Juan pertenecía al antiguo orden y al antiguo conocimiento: estaba excluido del nuevo.
Esto no es justicia; pero la justicia no tiene cabida en el misterio de la creación. Lo nuevo nace y lo viejo se desecha. El bautismo de Juan, como la sangre en los postes de las puertas de Israel en Egipto, fue solo un refugio contra la ira venidera. El Reino de Dios que Jesús descubrió y creó era diferente.
Y fue descubierto y creado el día en que Jesús fue bautizado por Juan y salió del agua. Entonces Jesús supo que el Dios que había buscado existía, y que él y el Dios que había buscado eran uno. Sin embargo, más que uno, dos en una inefable relación de unidad, tan completa y tan pacífica, tan lejos de todo lo que el intelecto pudiera comprender de unión entre dos, que solo había una relación humana que no traicionaría por completo la verdad. Padre e Hijo. El Hijo había encontrado a su Padre, y el Padre a su Hijo. [ p. 27 ] «Porque este mi hijo estaba muerto y ha revivido; estaba perdido y ha sido hallado.»

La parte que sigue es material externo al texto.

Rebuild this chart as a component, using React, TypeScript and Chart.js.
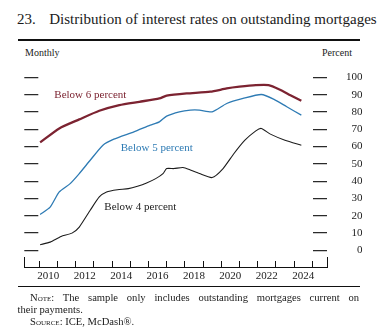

En el Evangelio de los Hebreos hay una tercera versión de la voz que Jesús oyó; esta, al igual que las demás, es auténtica. Dice:
«Hijo mío, en todos los profetas te he esperado, para que vinieras y yo descansara en ti, porque tú eres mi descanso.»
Nadie más que Jesús pudo haber tenido ese pensamiento o formulado esas palabras. El Dios solitario había anhelado a su hijo, a alguien que conociera lo más profundo de su corazón y trascendiera el terror y los relámpagos, el terremoto y la tempestad, hasta el silencio de la voz apacible y delicada. A lo largo de la larga historia de Israel había esperado, y ahora su hijo le había nacido, nacido por un renacimiento de su propia búsqueda, mediante un amor que había seguido los ecos de su voz a través de los profetas. El Dios solitario había oído sus pasos por los temibles corredores al acercarse, algunos tan cerca que su corazón anhelante se desbordaba al intentar pronunciar una palabra, pero ninguno había traspasado el velo ni la palabra había sido pronunciada. Pero ahora uno no había vacilado: su hijo había nacido, y el Dios solitario había descansado.